I thought that one 27Al+ ion should not take much space. But then, they needed another “logic ion”, 25Mg+. And a vacuum chamber. And two lasers. (Not three lasers, as in earlier model which used Al+/Be+ pair, so I presume the new clock is more compact.) I couldn’t find in the preprint what are the dimensions of the whole contraption. However, the NIST press release features the photo of one of the authors, Chin-wen Chou, together with the famous clock. The caption says that
The ion is trapped inside the metal cylinder (center right).


Not exactly wristwatch size but easily fits in Big Ben.

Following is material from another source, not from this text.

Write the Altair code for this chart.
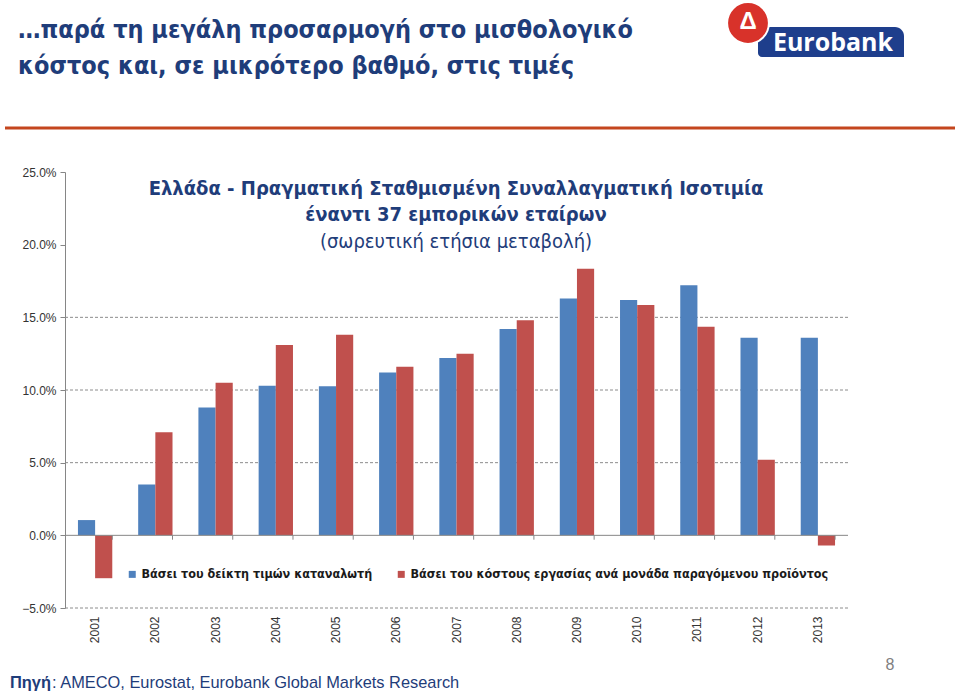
import altair as alt
import pandas as pd

years = [str(y) for y in range(2001, 2014)]
cpi_based = [1.05, 3.5, 8.8, 10.3, 10.25, 11.2, 12.2, 14.2, 16.3, 16.2, 17.2, 13.6, 13.6]
ulc_based = [-2.95, 7.1, 10.5, 13.1, 13.8, 11.6, 12.5, 14.8, 18.35, 15.85, 14.35, 5.2, -0.7]
series_names = [
    "Βάσει του δείκτη τιμών καταναλωτή",
    "Βάσει  του κόστους εργασίας ανά μονάδα παραγόμενου προϊόντος",
]
series_colors = ["#4F81BD", "#C0504D"]
y_ticks = [-5, 0, 5, 10, 15, 20, 25]
grid_values = [-5, 5, 10, 15]

page_title = [
    "…παρά τη μεγάλη προσαρμογή στο μισθολογικό",
    "κόστος και, σε μικρότερο βαθμό, στις τιμές",
]
chart_title = [
    "Ελλάδα  - Πραγματική Σταθμισμένη Συναλλαγματική Ισοτιμία",
    "έναντι 37 εμπορικών εταίρων",
    "(σωρευτική ετήσια μεταβολή)",
]
source_head = "Πηγή"
source_text = ":  AMECO, Eurostat, Eurobank Global Markets Research"
page_number = "8"
logo_text = "Eurobank"

rows = []
for i, yr in enumerate(years):
    rows.append({"year": yr, "series": series_names[0], "value": cpi_based[i]})
    rows.append({"year": yr, "series": series_names[1], "value": ulc_based[i]})
df = pd.DataFrame(rows)

W, H = 783, 436
NARROW = "Liberation Sans Narrow, DejaVu Sans Condensed, Arial Narrow, sans-serif"
SANS = "Liberation Sans, Arial, sans-serif"
NAVY = "#1F3D7A"
AXIS_GRAY = "#868686"

x_axis = alt.Axis(title=None, labelAngle=270, domain=False, ticks=False, labelPadding=8,
                  labelFont=SANS, labelFontSize=12, labelColor="#333333")
x_scale = alt.Scale(paddingInner=0.43, paddingOuter=0.215)
y_axis = alt.Axis(title=None, values=y_ticks, labelExpr="format(datum.value,'.1f') + '%'",
                  grid=False, domainColor=AXIS_GRAY, tickColor=AXIS_GRAY, tickSize=5,
                  labelFont=SANS, labelFontSize=12, labelColor="#333333", labelPadding=4)
y_scale = alt.Scale(domain=[-5, 25], nice=False)

bars = alt.Chart(df).mark_bar().encode(
    x=alt.X("year:N", sort=years, scale=x_scale, axis=x_axis),
    xOffset=alt.XOffset("series:N", sort=series_names),
    y=alt.Y("value:Q", scale=y_scale, axis=y_axis),
    color=alt.Color("series:N", sort=series_names,
                    scale=alt.Scale(domain=series_names, range=series_colors),
                    legend=alt.Legend(orient="none", legendX=61, legendY=396, direction="horizontal",
                                      title=None, symbolType="square", symbolSize=49,
                                      symbolStrokeWidth=0, labelFont=NARROW, labelFontWeight="bold",
                                      labelFontSize=12.5, labelColor="#1a1a1a", columnPadding=22,
                                      labelOffset=3, labelLimit=700)),
)

grid = alt.Chart(pd.DataFrame({"value": grid_values})).mark_rule(
    strokeDash=[3, 2], color="#8c8c8c", strokeWidth=1
).encode(y=alt.Y("value:Q", scale=y_scale, axis=y_axis), x=alt.value(0), x2=alt.value(W))

zero = alt.Chart(pd.DataFrame({"value": [0]})).mark_rule(color=AXIS_GRAY, strokeWidth=1).encode(
    y=alt.Y("value:Q", scale=y_scale, axis=y_axis), x=alt.value(0), x2=alt.value(W))

bticks = alt.Chart(pd.DataFrame({"year": years})).mark_rule(color=AXIS_GRAY, strokeWidth=1).encode(
    x=alt.X("year:N", sort=years, scale=x_scale, axis=x_axis, bandPosition=1),
    y=alt.datum(0), y2=alt.datum(-0.3))


def text_layer(txt, x, y, size, color, weight="normal", font=SANS, align="left", baseline="middle"):
    return alt.Chart(pd.DataFrame({"t": [txt]})).mark_text(
        align=align, baseline=baseline, fontSize=size, font=font, fontWeight=weight, color=color
    ).encode(text="t:N", x=alt.value(x), y=alt.value(y))


layers = [grid, bars, zero, bticks]

# page heading
layers.append(text_layer(page_title[0], -47, -142, 25, NAVY, "bold", NARROW))
layers.append(text_layer(page_title[1], -47, -106, 25, NAVY, "bold", NARROW))

# orange separator
layers.append(alt.Chart(pd.DataFrame({"v": [0]})).mark_rule(color="#C4461E", strokeWidth=3).encode(
    x=alt.value(-60), x2=alt.value(890), y=alt.value(-44)))

# logo
layers.append(alt.Chart(pd.DataFrame({"v": [0]})).mark_rect(color="#1E3E8C", cornerRadiusTopRight=9,
                                                            cornerRadiusBottomLeft=4).encode(
    x=alt.value(693), x2=alt.value(839), y=alt.value(-145), y2=alt.value(-115)))
layers.append(alt.Chart(pd.DataFrame({"v": [0]})).mark_point(
    shape="circle", filled=True, color="#D8322A", size=1750, stroke="white", strokeWidth=2, opacity=1
).encode(x=alt.value(683), y=alt.value(-149)))
layers.append(text_layer("Δ", 683, -150, 24, "white", "bold", SANS, align="center"))
layers.append(text_layer(logo_text, 768, -129, 25, "white", "bold", "Open Sans, Liberation Sans, sans-serif",
                         align="center"))

# chart title
layers.append(text_layer(chart_title[0], 391, 17, 20, NAVY, "bold", NARROW, align="center"))
layers.append(text_layer(chart_title[1], 391, 43, 20, NAVY, "bold", NARROW, align="center"))
layers.append(text_layer(chart_title[2], 391, 70, 20, NAVY, "normal", NARROW, align="center"))

# footer
layers.append(text_layer(source_head, -55, 511, 16.4, NAVY, "bold", SANS))
layers.append(text_layer(source_text, -13, 511, 16.4, NAVY, "normal", SANS))
layers.append(text_layer(page_number, 825, 493, 16, "#808080", "normal", SANS, align="center"))

chart = alt.layer(*layers).properties(
    width=W, height=H,
    padding={"left": 65, "top": 172, "right": 112, "bottom": 87},
    autosize=alt.AutoSizeParams(type="none"),
    background="white",
).configure_view(stroke=None)

chart.save("out.html", embed_options={"renderer": "svg", "actions": False})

Thursday, February 11, 2010

Selenite

  1. In chemistry, selenite, [SeO3]2−, is a diconjugate base of selenous acid, H2SeO3.
  2. In mineralogy, selenite is a variety of gypsum, CaSO4·2H2O.
  3. In science fiction, e.g. in The First Men in the Moon by H. G. Wells, the native inhabitants of the Moon are referred to as “Selenites”.
All three words are derived from Σελήνη, Greek for the Moon. Ironically, only fictitious Selenites have a “real” lunar connection.

selenite(2-)
(1)
selenite crystal
(2)

Selenite (1) — not to be confused with selenate or selenide — is named similarly to other oxoanions of “ous” acids, such as sulfite or nitrite. The systematic name recommended by the Red Book is trioxidoselenate(2−). Now, Berzelius gave the element selenium its name by analogy with tellurium, which, in its turn, was named after Tellus, Latin for Earth. (Do you follow the logic?) The Mineral Information Institute gives an alternative explanation:
This is a reference to the silvery-gray color of metallic, non-crystalline selenium.
A similar line of thinking is responsible for naming of selenite (2):
From the Greek σελήυη, for “moon”, in allusion to the moon-like white reflections of the mineral or to the quality of the light transmitted by semi-pellucid gypsum slabs of cleavages used as windows.
Fine, but not as touching as this childhood belief:
When we were studying chemistry and the teacher talked about selenium, I thought that selenium was named after a Mexican pop star Selena who died during my childhood.
Speaking of Mexico: the world’s largest natural crystals, some as long as 11 meters, consist of selenite (2) and are found in Cueva de los Cristales in Chihuahua, Mexico.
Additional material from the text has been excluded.